I agree with what you are saying. Sounds like good advice. Thanks


----------



## 20358 (Nov 14, 2005)

"Basically, your fight-or-flight response kicks in -- apparently out of the blue." While I agree with all that was said, I have to disagree on the above quote. The fight or flight response does _not_ kick in out of the blue. It kicks in for a reason. While it may be an irrational reason to a nonpanicker, it is rational to those with panic disorders. There is a reason for the anxiety attack. If a person has had a bad experiencea anything that remotely reminds them of the experience is enough to bring on an attack.
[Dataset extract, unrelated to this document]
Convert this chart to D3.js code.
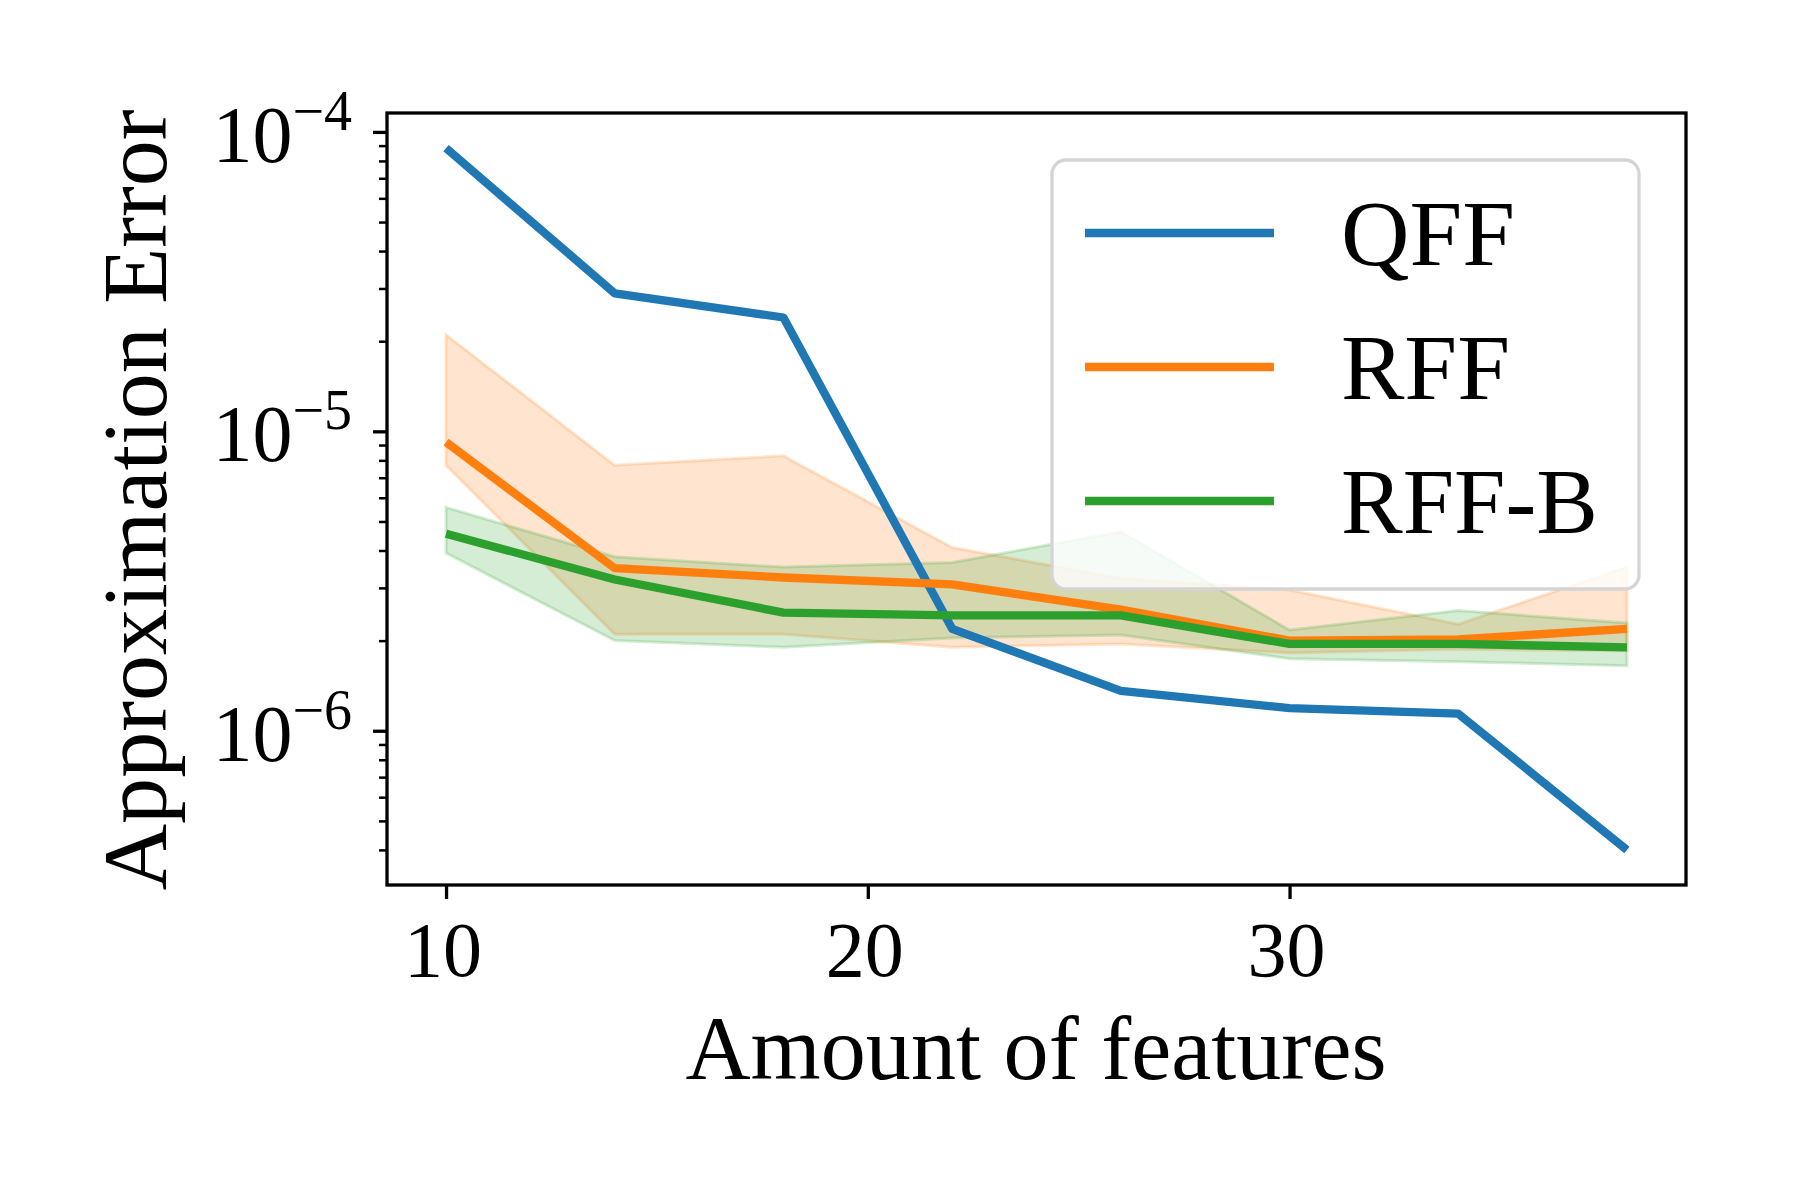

If a person without a panic disorder has a bad experience, it sticks with them too. They do what they have to to avoid the same bad experience. Unfortunetly for those of us who have anxiety problems it's not quite that simple. Hence the fight or flight response.I'm certainly not trying to minimize what the author of that passage has to say. I found it to be great advice. But for me, it's important that people understand why I panic. It helps in teaching them how to help me through an attack. So - again, I'm not starting a debate or seeing this from a negative point of view.


----------



## Guest (Jan 31, 2006)

Nice one Dead Rabbit - another bazzin' help is acupuncture which is widely practiced here in Manc land and absolutely brilliant - I'm getting this at the mome for insomnia but I also suffer from panic attacks and I like your style - very positive and lets face it - what we anxious souls all need!!!!Nice to know I'm not alone.Sue


----------



## 14314 (Jun 26, 2005)

A thing my girlfriend once told me isF.E.A.R = False Expectations About RealityHelps to put things into perspective sometimes when confronted with anxiety or fear if you remember that little phrase


----------